Its main proponent, Janusz Radziwiłł, died only two months after it was signed, on 31 December at Tykocin Castle, which was then besieged by forces loyal to the King of Poland and the Grand Duke of Lithuania, John II Casimir. The castle was soon taken by Paweł Jan Sapieha, who immediately succeeded Janusz Radziwiłł to the office of Grand Hetman of Lithuania.

The tide of the war soon turned and a popular uprising in Poland broke the power of the Swedish army. The Swedish occupation of Lithuania sparked a similar uprising in Lithuania. The Swedish defeat and the eventual retreat from the territories of the Commonwealth abruptly ended the plans of Janusz's cousin Bogusław, who lost his army in the Battle of Prostki and died in exile in Königsberg on 31 December 1669.

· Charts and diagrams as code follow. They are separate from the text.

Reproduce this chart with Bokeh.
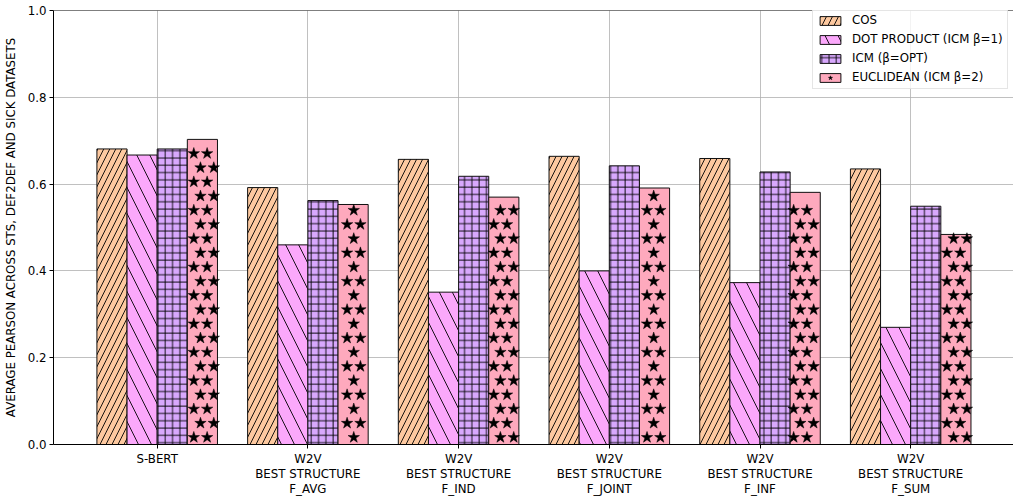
import numpy as np
from bokeh.plotting import figure
from bokeh.models import (ColumnDataSource, FixedTicker, PrintfTickFormatter, Span,
                          Legend, LegendItem, Range1d)
from bokeh.embed import file_html
from bokeh.resources import INLINE

groups = ["S-BERT",
          "W2V\nBEST STRUCTURE\nF_AVG",
          "W2V\nBEST STRUCTURE\nF_IND",
          "W2V\nBEST STRUCTURE\nF_JOINT",
          "W2V\nBEST STRUCTURE\nF_INF",
          "W2V\nBEST STRUCTURE\nF_SUM"]
cos_vals = [0.681, 0.592, 0.657, 0.664, 0.659, 0.635]
dot_vals = [0.667, 0.460, 0.351, 0.400, 0.373, 0.270]
icm_vals = [0.681, 0.562, 0.618, 0.642, 0.628, 0.549]
euc_vals = [0.703, 0.553, 0.570, 0.591, 0.581, 0.484]
series_labels = ["COS", "DOT PRODUCT (ICM β=1)", "ICM (β=OPT)", "EUCLIDEAN (ICM β=2)"]
y_ticks = [0.0, 0.2, 0.4, 0.6, 0.8, 1.0]

FONT = "DejaVu Sans"
FS = "11.8px"
W, H = 1013, 499
BL, BR, BT, BB = 53, 0, 10, 53
frame_w = W - BL - BR
frame_h = H - BT - BB

px_per_x = 150.7
x_start = -(156.7 - BL) / px_per_x
x_end = x_start + frame_w / px_per_x
px_per_y = frame_h / 1.0

p = figure(width=W, height=H, output_backend="svg", toolbar_location=None,
           x_range=Range1d(x_start, x_end), y_range=Range1d(0, 1.0),
           min_border_left=BL, min_border_right=BR, min_border_top=BT,
           min_border_bottom=BB)
p.outline_line_color = None
p.background_fill_color = "white"
p.border_fill_color = "white"

xs = np.arange(len(groups))
bw = 0.2
offsets = [-0.3, -0.1, 0.1, 0.3]
fills = ["#fdc9a0", "#fba8fb", "#d8a8fd", "#fea9bd"]
hatches = ["/", "\\", "+", " "]
hscales = [12, 26, 7.3, 12]
vals = [cos_vals, dot_vals, icm_vals, euc_vals]

renderers = []
for v, off, fc, hp, hs in zip(vals, offsets, fills, hatches, hscales):
    src = ColumnDataSource(dict(x=xs + off, top=v))
    r = p.vbar(x="x", top="top", width=bw, bottom=0, source=src,
               fill_color=fc, line_color="#111111", line_width=1,
               hatch_pattern=hp, hatch_color="black", hatch_weight=0.9,
               hatch_scale=hs)
    renderers.append(r)

# star hatch for the EUCLIDEAN bars (pattern in screen pixels, like matplotlib)
dx = 13.33 / px_per_x
dy = 14.26 / px_per_y
x0 = 36.6 / px_per_x
mx = 3.5 / px_per_x
my = 4.0 / px_per_y
sx, sy = [], []
for g, top in zip(xs, euc_vals):
    left = g + offsets[3] - bw / 2 + mx
    right = g + offsets[3] + bw / 2 - mx
    k = 0
    while (k + 0.5) * dy <= top - my:
        yk = (k + 0.5) * dy
        base = x0 + (0 if k % 2 == 0 else dx / 2)
        m0 = int(np.ceil((left - base) / dx))
        m1 = int(np.floor((right - base) / dx))
        for m in range(m0, m1 + 1):
            sx.append(base + m * dx)
            sy.append(yk)
        k += 1
star_src = ColumnDataSource(dict(x=sx, y=sy))
star_r = p.scatter(x="x", y="y", source=star_src, marker="star", size=12,
                   fill_color="black", line_color="black", line_width=0.5)

# top spine
p.add_layout(Span(location=1.0, dimension="width", line_color="black", line_width=1))

# axes
p.xaxis.ticker = FixedTicker(ticks=list(xs))
p.xaxis.major_label_overrides = {int(i): lab for i, lab in zip(xs, groups)}
p.yaxis.ticker = FixedTicker(ticks=y_ticks)
p.yaxis.formatter = PrintfTickFormatter(format="%.1f")
p.yaxis.axis_label = "AVERAGE PEARSON ACROSS STS, DEF2DEF AND SICK DATASETS"
for ax in (p.xaxis[0], p.yaxis[0]):
    ax.major_label_text_font = FONT
    ax.major_label_text_font_size = FS
    ax.major_label_text_color = "black"
    ax.major_tick_in = 0
    ax.major_tick_out = 4
    ax.minor_tick_in = 0
    ax.minor_tick_out = 0
    ax.axis_line_color = "black"
    ax.major_tick_line_color = "black"
    ax.axis_label_text_font = FONT
    ax.axis_label_text_font_size = FS
    ax.axis_label_text_font_style = "normal"
    ax.axis_label_text_color = "black"
p.xaxis.major_label_standoff = 3
p.xaxis.major_label_text_line_height = 1.1
p.yaxis.major_label_standoff = 3
p.yaxis.axis_label_standoff = 7

for gr in (p.xgrid[0], p.ygrid[0]):
    gr.grid_line_color = "#b0b0b0"
    gr.grid_line_width = 0.8
p.xgrid.ticker = FixedTicker(ticks=list(xs))
p.ygrid.ticker = FixedTicker(ticks=y_ticks)

items = [LegendItem(label=series_labels[0], renderers=[renderers[0]]),
         LegendItem(label=series_labels[1], renderers=[renderers[1]]),
         LegendItem(label=series_labels[2], renderers=[renderers[2]]),
         LegendItem(label=series_labels[3], renderers=[renderers[3], star_r])]
legend = Legend(items=items, location=(759, 355), orientation="vertical",
                padding=4, spacing=5, margin=0, glyph_width=26, glyph_height=11,
                label_height=13, label_standoff=9,
                label_text_font=FONT, label_text_font_size=FS,
                label_text_color="black",
                border_line_color="#cccccc", border_line_width=1,
                background_fill_color="white", background_fill_alpha=0.8)
p.add_layout(legend, "center")

open("out.html", "w").write(file_html(p, INLINE))
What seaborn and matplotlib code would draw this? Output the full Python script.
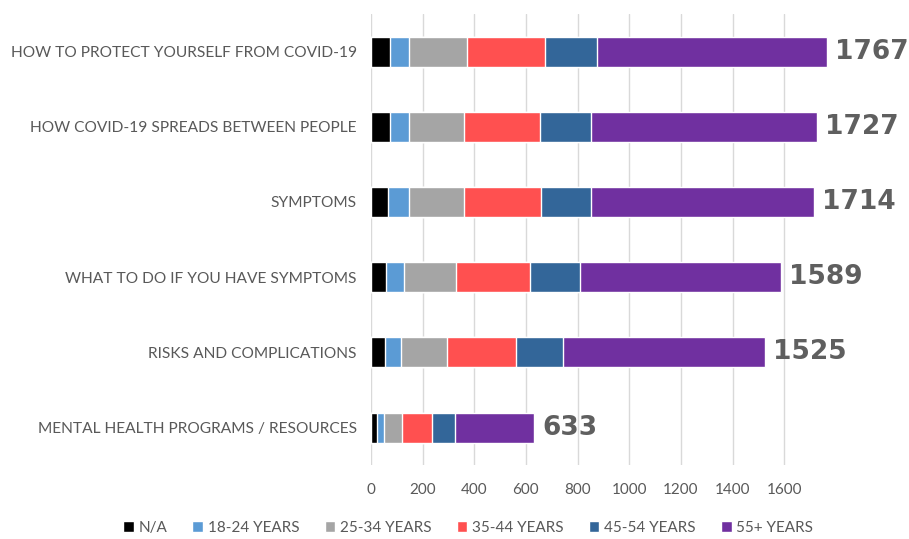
import numpy as np
import pandas as pd
import matplotlib
matplotlib.use('Agg')
import matplotlib.pyplot as plt
from matplotlib.patches import Patch
import seaborn as sns

# data
topics = ['HOW TO PROTECT YOURSELF FROM COVID-19',
          'HOW COVID-19 SPREADS BETWEEN PEOPLE',
          'SYMPTOMS',
          'WHAT TO DO IF YOU HAVE SYMPTOMS',
          'RISKS AND COMPLICATIONS',
          'MENTAL HEALTH PROGRAMS / RESOURCES']
age_groups = ['N/A', '18-24 YEARS', '25-34 YEARS', '35-44 YEARS', '45-54 YEARS', '55+ YEARS']
na_vals = [73, 73, 66, 60, 54, 25]
age_18_24 = [74, 74, 81, 70, 63, 26]
age_25_34 = [224, 213, 213, 201, 179, 68]
age_35_44 = [302, 293, 297, 286, 264, 116]
age_45_54 = [202, 200, 196, 194, 183, 90]
age_55_plus = [892, 874, 861, 778, 782, 308]
totals = [1767, 1727, 1714, 1589, 1525, 633]

colors = ['#000000', '#5B9BD5', '#A5A5A5', '#FF5050', '#336699', '#7030A0']

df = pd.DataFrame({'topic': topics, 'N/A': na_vals, '18-24 YEARS': age_18_24,
                   '25-34 YEARS': age_25_34, '35-44 YEARS': age_35_44,
                   '45-54 YEARS': age_45_54, '55+ YEARS': age_55_plus})
cum = df[age_groups].cumsum(axis=1)
cum['topic'] = df['topic']

sns.set_theme(style='white')
plt.rcParams['font.family'] = ['Lato', 'DejaVu Sans']

fig = plt.figure(figsize=(9.09, 5.39), dpi=100)
ax = fig.add_axes([0.408, 0.137, 0.506, 0.837])

# stacked bars: draw cumulative totals from the longest down
for grp, col in reversed(list(zip(age_groups, colors))):
    sns.barplot(data=cum, x=grp, y='topic', orient='h', color=col,
                width=0.4, saturation=1, ax=ax)

for i, t in enumerate(totals):
    ax.text(t + 30, i, str(t), va='center', ha='left', fontsize=19,
            fontweight='heavy', color='#5F5F5F', family='DejaVu Sans')

ax.set_xlim(0, 1780)
ax.set_ylim(5.5, -0.5)
ax.set_xticks(range(0, 1601, 200))
ax.grid(axis='x', color='#D9D9D9', linewidth=1)
ax.set_axisbelow(True)
for s in ax.spines.values():
    s.set_visible(False)
ax.set_xlabel('')
ax.set_ylabel('')
ax.tick_params(axis='x', labelsize=11, colors='#595959', pad=13, length=0)
ax.tick_params(axis='y', labelsize=11.2, colors='#595959', pad=10, length=0)

handles = [Patch(facecolor=c, label=g) for g, c in zip(age_groups, colors)]
fig.legend(handles=handles, loc='lower center', bbox_to_anchor=(0.515, -0.018),
           ncol=6, frameon=False, fontsize=11, labelcolor='#595959',
           handlelength=0.7, handleheight=0.7, handletextpad=0.3,
           columnspacing=1.65)

fig.savefig('out.png', dpi=100)
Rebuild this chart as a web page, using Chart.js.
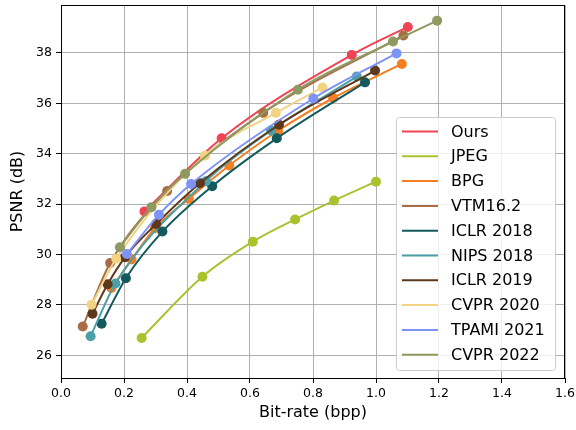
<!DOCTYPE html>
<html>
<head>
<meta charset="utf-8">
<script src="https://cdn.jsdelivr.net/npm/chart.js@4.4.1/dist/chart.umd.min.js"></script>
<style>
  html, body { margin: 0; padding: 0; background: #fff; }
  #wrap { width: 576px; height: 430px; }
</style>
</head>
<body>
<div id="wrap"><canvas id="rd" width="576" height="430"></canvas></div>
<script>
// Rate-distortion points (bpp, dB)
const oursX = [0.265, 0.510, 0.923, 1.101];
const oursY = [31.71, 34.61, 37.92, 39.03];
const jpegX = [0.256, 0.449, 0.609, 0.743, 0.867, 1.000];
const jpegY = [26.69, 29.12, 30.51, 31.39, 32.14, 32.89];
const bpgX = [0.160, 0.224, 0.298, 0.406, 0.534, 0.689, 0.864, 1.082];
const bpgY = [28.67, 29.80, 31.04, 32.21, 33.53, 34.91, 36.21, 37.56];
const vtmX = [0.069, 0.156, 0.337, 0.642, 1.087];
const vtmY = [27.14, 29.66, 32.52, 35.62, 38.69];
const iclr18X = [0.129, 0.206, 0.322, 0.480, 0.685, 0.965];
const iclr18Y = [27.25, 29.06, 30.91, 32.71, 34.61, 36.83];
const nips18X = [0.094, 0.173, 0.460, 0.667, 0.939];
const nips18Y = [26.76, 28.85, 32.91, 34.92, 37.06];
const iclr19X = [0.100, 0.148, 0.203, 0.302, 0.441, 0.692, 0.997];
const iclr19Y = [27.65, 28.82, 29.89, 31.21, 32.83, 35.15, 37.30];
const cvpr20X = [0.097, 0.175, 0.457, 0.682, 0.830];
const cvpr20Y = [28.01, 29.83, 33.92, 35.62, 36.63];
const tpamiX = [0.209, 0.311, 0.413, 0.801, 1.065];
const tpamiY = [30.02, 31.58, 32.80, 36.19, 37.98];
const cvpr22X = [0.187, 0.287, 0.394, 0.752, 1.054, 1.194];
const cvpr22Y = [30.29, 31.88, 33.20, 36.54, 38.45, 39.28];

const labels = ['Ours', 'JPEG', 'BPG', 'VTM16.2', 'ICLR 2018', 'NIPS 2018', 'ICLR 2019', 'CVPR 2020', 'TPAMI 2021', 'CVPR 2022'];
const colors = ['#ef4454', '#a9c22f', '#f57e22', '#a86d44', '#145a5c', '#4aa0a6', '#5c381d', '#f2d383', '#7d93f7', '#8e9a60'];
const xs = [oursX, jpegX, bpgX, vtmX, iclr18X, nips18X, iclr19X, cvpr20X, tpamiX, cvpr22X];
const ys = [oursY, jpegY, bpgY, vtmY, iclr18Y, nips18Y, iclr19Y, cvpr20Y, tpamiY, cvpr22Y];

const FONT = '"DejaVu Sans", sans-serif';

const datasets = labels.map((name, i) => ({
  label: name,
  data: xs[i].map((x, k) => ({ x: x, y: ys[i][k] })),
  borderColor: colors[i],
  backgroundColor: colors[i],
  borderWidth: 2,
  pointRadius: 5,
  pointBorderWidth: 0,
  pointBackgroundColor: colors[i],
  cubicInterpolationMode: 'monotone',
  order: labels.length - i // later series on top, like matplotlib
}));

// full box around the plot
const frame = {
  id: 'frame',
  afterDatasetsDraw(chart) {
    const { ctx, chartArea: a } = chart;
    ctx.save();
    ctx.strokeStyle = '#000';
    ctx.lineWidth = 1;
    ctx.strokeRect(a.left + 0.5, a.top + 0.5, a.right - a.left - 1, a.bottom - a.top);
    ctx.restore();
  }
};

// matplotlib style legend in the lower right
const boxLegend = {
  id: 'boxLegend',
  afterDraw(chart) {
    const ctx = chart.ctx;
    const x0 = 396.5, y0 = 117.5, w = 159, h = 253;
    ctx.save();
    ctx.fillStyle = 'rgba(255,255,255,0.8)';
    ctx.strokeStyle = '#cccccc';
    ctx.lineWidth = 1;
    ctx.beginPath();
    ctx.roundRect(x0, y0, w, h, 3);
    ctx.fill();
    ctx.stroke();
    ctx.font = '16px ' + FONT;
    ctx.textBaseline = 'middle';
    chart.data.datasets.forEach((ds, i) => {
      const cy = 131.5 + i * 24.8;
      ctx.strokeStyle = ds.borderColor;
      ctx.lineWidth = 2;
      ctx.beginPath();
      ctx.moveTo(402, cy);
      ctx.lineTo(438, cy);
      ctx.stroke();
      ctx.fillStyle = '#000';
      ctx.fillText(ds.label, 451, cy + 1);
    });
    ctx.restore();
  }
};

new Chart(document.getElementById('rd'), {
  type: 'line',
  data: { datasets: datasets },
  options: {
    responsive: false,
    devicePixelRatio: 1,
    animation: false,
    layout: { padding: { top: 5, right: 11, left: 0, bottom: 0 } },
    plugins: { legend: { display: false }, tooltip: { enabled: false } },
    scales: {
      x: {
        type: 'linear',
        min: 0,
        max: 1.6,
        afterFit: (s) => { s.height = 52; s.paddingLeft = 0; s.paddingRight = 0; },
        grid: { color: '#b0b0b0', lineWidth: 1, tickColor: '#000', tickLength: 5 },
        border: { color: '#000', width: 1 },
        ticks: {
          stepSize: 0.2,
          padding: 3,
          color: '#000',
          font: { family: FONT, size: 12.5 },
          callback: (v) => v.toFixed(1)
        },
        title: {
          display: true,
          text: 'Bit-rate (bpp)',
          color: '#000',
          font: { family: FONT, size: 16 },
          padding: { top: 0, bottom: 8 }
        }
      },
      y: {
        type: 'linear',
        min: 25.1,
        max: 39.9,
        // the top/bottom ticks sit inside the range, so no extra room is needed
        afterFit: (s) => { s.width = 61; s.paddingTop = 0; s.paddingBottom = 0; },
        grid: { color: '#b0b0b0', lineWidth: 1, tickColor: '#000', tickLength: 5 },
        border: { color: '#000', width: 1 },
        ticks: {
          stepSize: 2,
          includeBounds: false,
          padding: 4,
          color: '#000',
          font: { family: FONT, size: 12.5 }
        },
        title: {
          display: true,
          text: 'PSNR (dB)',
          color: '#000',
          font: { family: FONT, size: 16 },
          padding: { top: 8, bottom: 0 }
        }
      }
    }
  },
  plugins: [frame, boxLegend]
});
</script>
</body>
</html>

With the passing of both cousins, the Radziwiłł family fortunes waned. Bogusław became commonly known as Gnida ("Louse") by his fellow nobles, and Janusz was called Zdrajca ("Traitor"). Their treason against the Commonwealth largely overshadowed the deeds of the next generation's numerous other family members, including Michał Kazimierz Radziwiłł (1625–1680), who served faithfully against the Swedes.

==Assessment==

Although seen as an act of treason by contemporaries, modern views on the Swedish–Lithuanian accord differ. Some argue that the arrangement with the Swedes was made by Janusz Radziwiłł not out of greed and the political ambition, but rather out of Realpolitik. According to another theory, Janusz Radziwiłł was merely attempting to secure a strong ally against Russia. The Grand Duchy of Lithuania lacked the resources to fight a war on two fronts, and the Polish Crown, which now had its own serious problems and could supply only trifling amounts of money and military forces. However, some Lithuanian intellectuals during the National Revival, including Maironis, praised the Lithuanian nobility for trying to secede from Poland and secure the sovereignty of Lithuania. In 1995, Lithuania and Sweden have celebrated the 340th anniversary of the union as a symbol of friendship and historical bonds shared by the two countries.